You're gonna make it, brah. Don't give up - you've got this.

I'm not tired of life. I'm tired of living.

If you use the same writing style for your books as you do for your Veeky Forums posts then good luck kek. You're writing like a highschool teacher giving examples of how to do a short story

t. No discipline and a shity body

Fuck me. This is exactly me ages and time lengths
Rip

Within reason, of course. Good luck becoming the next JK Rowling though

I lol'd

Holy shit, Veeky Forums really is the breeding ground for autism. I wasnt here for a year and now coming back from a different environment, you guys are FUCKED UP. Please do yourself a favour and get the fuck away from here. I will

>hate evertbody at my home gym
>home gym
>im the only person there

iifym is countinf calories

...

You're never gonna make it

/didn't make it general/

kek look at all these weak willed normie faggots here

he's not gonna make it...

What motivates me is looking at my weight, and seeing it gradually rise as I slowly bulk up day by day and work out consistently.
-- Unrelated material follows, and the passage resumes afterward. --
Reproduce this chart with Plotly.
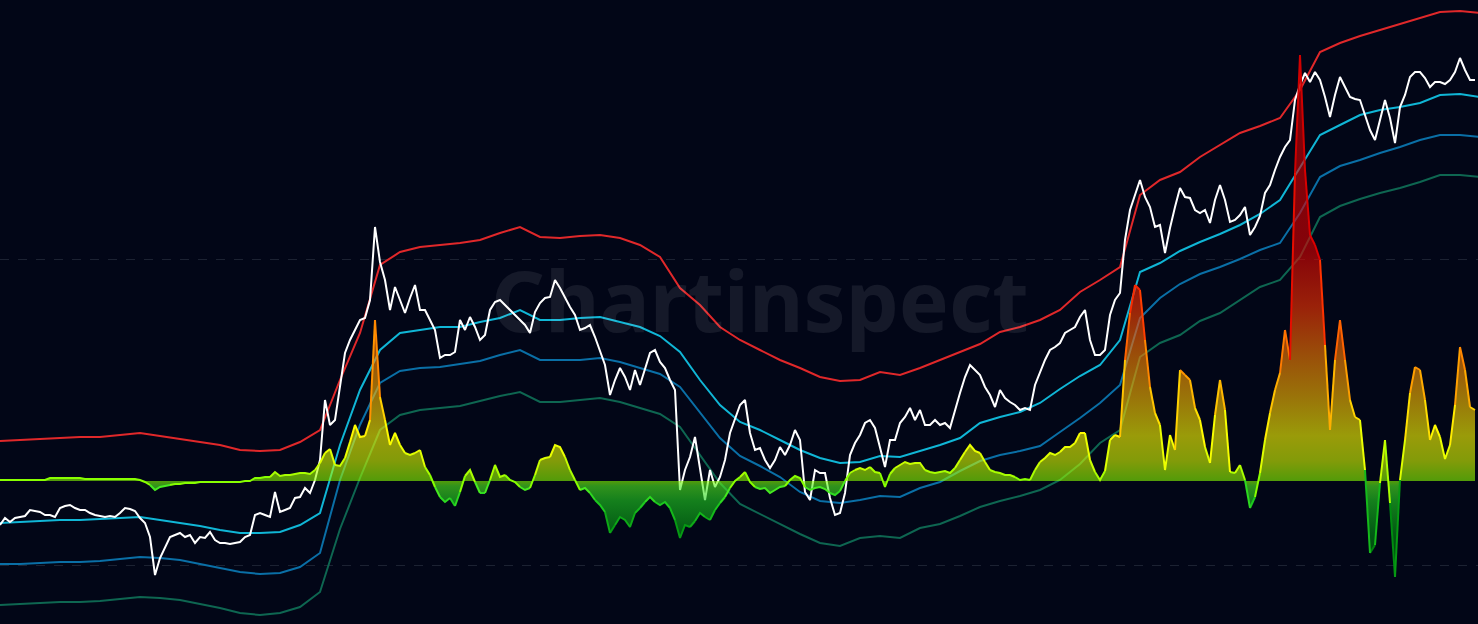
"""
Price bands + oscillator chart (dark theme)
Plotly recreation: price with four envelope bands, oscillator area with value-based colours.
"""

import numpy as np
import pandas as pd
import plotly.graph_objects as go

START = "2019-06-01"
SPAN_DAYS = 2217

# price, one reading every 7.5 days
price = [
    99, 106, 102, 106, 107, 108, 114, 113, 112, 109,
    109, 107, 116, 118, 119, 116, 114, 114, 111, 109,
    108, 107, 108, 107, 111, 116, 115, 113, 106, 101,
    87, 49, 66, 77, 87, 89, 91, 87, 89, 81,
    87, 86, 92, 84, 81, 81, 80, 81, 82, 87,
    89, 109, 111, 109, 107, 132, 112, 114, 116, 126,
    127, 136, 131, 144, 164, 224, 199, 204, 237, 271,
    284, 294, 304, 306, 324, 397, 362, 344, 314, 337,
    324, 311, 326, 339, 314, 314, 304, 294, 266, 269,
    269, 272, 304, 294, 307, 297, 284, 289, 314, 322,
    324, 319, 314, 309, 304, 299, 291, 312, 321, 326,
    327, 344, 336, 326, 317, 309, 294, 296, 299, 287,
    274, 259, 229, 244, 256, 247, 234, 254, 239, 254,
    271, 274, 262, 256, 244, 234, 134, 154, 167, 187,
    154, 124, 154, 137, 147, 164, 191, 206, 219, 224,
    191, 174, 176, 164, 156, 164, 177, 169, 179, 194,
    184, 132, 124, 154, 151, 151, 126, 109, 111, 131,
    169, 181, 189, 201, 204, 196, 177, 157, 184, 184,
    201, 207, 216, 204, 214, 199, 199, 204, 199, 201,
    196, 214, 231, 247, 259, 254, 249, 237, 229, 217,
    234, 226, 222, 219, 214, 216, 214, 239, 251, 264,
    274, 277, 281, 291, 294, 297, 307, 314, 284, 269,
    269, 274, 309, 324, 331, 384, 414, 429, 444, 427,
    417, 397, 399, 371, 396, 417, 436, 427, 426, 414,
    411, 414, 401, 424, 439, 424, 402, 404, 409, 417,
    389, 397, 408, 431, 439, 454, 467, 477, 484, 524,
    539, 551, 542, 552, 544, 527, 507, 529, 547, 537,
    527, 525, 524, 509, 494, 484, 504, 524, 506, 481,
    517, 529, 547, 552, 552, 546, 537, 542, 542, 540,
    544, 552, 566, 554, 544, 544,
]

# oscillator, same dates as price
osc = [
    1, 1, 1, 1, 1, 1, 1, 1, 1, 1,
    3, 3, 3, 3, 3, 3, 3, 2, 2, 2,
    2, 2, 2, 2, 2, 2, 2, 2, 1, -1,
    -4, -9, -6, -5, -4, -3, -3, -2, -2, -2,
    -1, -1, -1, -1, -1, -1, -1, -1, -1, 0,
    0, 3, 3, 4, 4, 9, 5, 6, 6, 7,
    8, 8, 7, 11, 18, 28, 32, 16, 15, 23,
    39, 56, 44, 45, 61, 161, 84, 61, 36, 48,
    36, 28, 26, 28, 31, 14, 6, -6, -16, -21,
    -17, -25, -11, 5, 11, -1, -12, -12, 1, 16,
    4, 6, 1, -1, -6, -9, -7, 6, 21, 23,
    24, 36, 34, 24, 11, 1, -9, -7, -12, -19,
    -24, -31, -52, -44, -36, -39, -46, -32, -27, -21,
    -16, -21, -24, -21, -27, -39, -57, -44, -46, -40,
    -32, -36, -39, -29, -22, -16, -7, 0, 4, 9,
    -1, -6, -8, -7, -12, -9, -6, -5, 1, 5,
    3, -6, -9, -7, -6, -8, -12, -14, -10, 0,
    8, 11, 13, 11, 14, 9, 8, -6, 7, 13,
    16, 19, 17, 18, 18, 11, 9, 8, 9, 10,
    8, 13, 21, 29, 36, 30, 28, 19, 11, 9,
    8, 6, 6, 4, 1, 2, 1, 11, 19, 23,
    28, 26, 29, 34, 34, 38, 48, 48, 21, 9,
    1, 10, 41, 46, 44, 121, 168, 196, 191, 141,
    94, 68, 56, 11, 46, 31, 111, 106, 101, 73,
    61, 34, 18, 66, 101, 71, 9, 8, 16, 1,
    -27, -16, 8, 41, 68, 91, 108, 151, 121, 308,
    426, 311, 246, 236, 221, 136, 51, 121, 161, 121,
    81, 64, 61, 11, -72, -64, -2, 41, -22, -96,
    1, 41, 88, 114, 111, 81, 41, 56, 44, 22,
    36, 76, 134, 111, 74, 71,
]

# bands, one reading every 30 days
band_top = [
    183, 184, 185, 186, 187, 187, 189, 191, 188, 185,
    182, 179, 174, 173, 174, 182, 194, 244, 291, 359,
    372, 377, 379, 381, 384, 391, 397, 387, 386, 388,
    389, 386, 379, 367, 336, 319, 297, 284, 274, 264,
    256, 247, 243, 244, 252, 249, 256, 264, 272, 280,
    292, 297, 304, 314, 332, 344, 357, 429, 444, 452,
    467, 479, 491, 498, 506, 534, 572, 581, 588, 594,
    600, 606, 612, 613, 611,
]
band_mid = [
    101, 102, 103, 104, 104, 105, 106, 107, 104, 101,
    98, 94, 91, 91, 92, 99, 111, 179, 234, 274,
    291, 294, 297, 297, 302, 306, 314, 304, 304, 306,
    307, 302, 297, 288, 272, 244, 219, 202, 194, 184,
    174, 166, 161, 162, 168, 167, 173, 179, 186, 201,
    207, 212, 221, 235, 248, 259, 284, 352, 361, 373,
    382, 390, 399, 410, 424, 457, 489, 499, 509, 514,
    517, 521, 529, 530, 527,
]
band_low = [
    60, 60, 61, 62, 62, 63, 65, 67, 66, 64,
    60, 56, 52, 50, 51, 57, 71, 144, 199, 241,
    253, 256, 257, 260, 263, 269, 274, 264, 264, 264,
    266, 262, 256, 250, 237, 211, 186, 168, 158, 147,
    132, 123, 121, 124, 128, 127, 136, 142, 153, 163,
    169, 173, 178, 192, 206, 221, 239, 306, 326, 340,
    350, 357, 365, 374, 381, 411, 447, 458, 464, 471,
    477, 484, 489, 489, 487,
]
band_floor = [
    19, 20, 21, 22, 22, 23, 25, 27, 26, 24,
    20, 16, 11, 9, 11, 17, 32, 95, 146, 194,
    209, 214, 216, 218, 223, 228, 232, 222, 222, 224,
    226, 222, 216, 210, 197, 169, 141, 120, 110, 100,
    90, 81, 78, 86, 88, 86, 96, 100, 108, 117,
    123, 128, 134, 144, 160, 181, 194, 267, 281, 289,
    303, 311, 324, 337, 344, 367, 407, 418, 425, 431,
    436, 442, 449, 449, 447,
]

grid_levels = [59, 365]

BG = "#020617"

# oscillator colour stops (value, rgb)
OSC_LOW, OSC_HIGH = -100, 430
osc_stops = [
    (-100, (0, 84, 0)),
    (-55, (0, 140, 16)),
    (-20, (32, 208, 32)),
    (-5, (80, 240, 32)),
    (0, (136, 255, 0)),
    (20, (216, 255, 0)),
    (45, (255, 255, 0)),
    (85, (255, 187, 0)),
    (125, (255, 128, 0)),
    (175, (255, 51, 0)),
    (230, (221, 0, 0)),
    (430, (200, 0, 0)),
]


def osc_colorscale(alpha):
    span = OSC_HIGH - OSC_LOW
    return [[(v - OSC_LOW) / span, f"rgba({r},{g},{b},{alpha})"] for v, (r, g, b) in osc_stops]


def osc_color(v):
    xs = [s[0] for s in osc_stops]
    rgb = [int(round(np.interp(v, xs, [s[1][k] for s in osc_stops]))) for k in range(3)]
    return f"rgb({rgb[0]},{rgb[1]},{rgb[2]})"


price_dates = pd.date_range(START, periods=len(price), freq="180h")
band_dates = pd.date_range(START, periods=len(band_top), freq="720h")
x_end = pd.Timestamp(START) + pd.Timedelta(days=SPAN_DAYS)

fig = go.Figure()

# bands
bands = [
    (band_floor, "#0e6651"),
    (band_low, "#0a6fa6"),
    (band_mid, "#10b6d6"),
    (band_top, "#e0282a"),
]
for vals, color in bands:
    fig.add_trace(go.Scatter(
        x=band_dates, y=vals, mode="lines",
        line=dict(color=color, width=2), hoverinfo="skip",
    ))

# price
fig.add_trace(go.Scatter(
    x=price_dates, y=price, mode="lines",
    line=dict(color="#ffffff", width=2), hoverinfo="skip",
))

# oscillator fill
fig.add_trace(go.Scatter(
    x=price_dates, y=osc, yaxis="y2", mode="lines",
    line=dict(width=0, color="rgba(0,0,0,0)"),
    fill="tozeroy",
    fillgradient=dict(type="vertical", colorscale=osc_colorscale(0.6),
                      start=OSC_LOW, stop=OSC_HIGH),
    hoverinfo="skip",
))

# oscillator line, coloured by value (segments grouped into colour bins)
vals = np.array(osc, dtype=float)
mids = (vals[:-1] + vals[1:]) / 2
bins = np.round(mids / 8).astype(int)
groups = {}
for i, b in enumerate(bins):
    xs, ys = groups.setdefault(b, ([], []))
    if xs and xs[-1] == price_dates[i]:
        xs.append(price_dates[i + 1])
        ys.append(osc[i + 1])
    else:
        if xs:
            xs.append(None)
            ys.append(None)
        xs.extend([price_dates[i], price_dates[i + 1]])
        ys.extend([osc[i], osc[i + 1]])
for b, (xs, ys) in sorted(groups.items()):
    fig.add_trace(go.Scatter(
        x=xs, y=ys, yaxis="y2", mode="lines",
        line=dict(color=osc_color(b * 8), width=2),
        connectgaps=False, hoverinfo="skip",
    ))

# watermark
fig.add_annotation(
    text="<b>Chartinspect</b>", xref="paper", yref="paper",
    x=0.514, y=0.52, xanchor="center", yanchor="middle", showarrow=False,
    font=dict(family="Noto Sans", size=84, color="rgba(255,255,255,0.08)"),
)

fig.update_layout(
    width=1478, height=624,
    margin=dict(l=0, r=0, t=0, b=0),
    paper_bgcolor=BG, plot_bgcolor=BG,
    showlegend=False,
    xaxis=dict(range=[pd.Timestamp(START), x_end], visible=False),
    yaxis=dict(range=[0, 624], tickvals=grid_levels, showticklabels=False,
               showgrid=True, gridcolor="#1c2232", griddash="dash", gridwidth=1,
               zeroline=False, showline=False),
    yaxis2=dict(range=[-143, 481], overlaying="y", visible=False,
                showgrid=False, zeroline=False),
)

fig.write_html(
    "out.html",
    config={"displayModeBar": False},
    post_script="document.body.style.margin='0';document.body.style.overflow='hidden';",
)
I'll only stop and maintain once I get to 180-190 lbs of muscle. Granted, i would probably lose most of it because I hate eating food or spending money on food, so i wont be able to maintain my body for very long time, and it'll eat itself.

>grew out of any meme
>posts fresh frog meme
Baited.
>not even enough time for some pull ups and dips at home right after work before shower, and a 10-min HIIT session on weekends
>enough time to frogpost in here
Baited again.
5/10 you got me to reply

"Lifting culture" is fucking stupid

Yea, I never gave a shit about getting huge. Just wanted to have a sexy body. Once you've gotten to that point it's pretty easy to just lift for maintenance and put your focus on other hobbies.

I work from home so the gym is sometimes really the only time I get out of the house in a week. Yes I am mirable but aesthetics were never my priority, it's just that the gym is the only thing keeping my body and mind together.

Also people dig if you say you are doing it for your mental health, makes you look less like a meathead.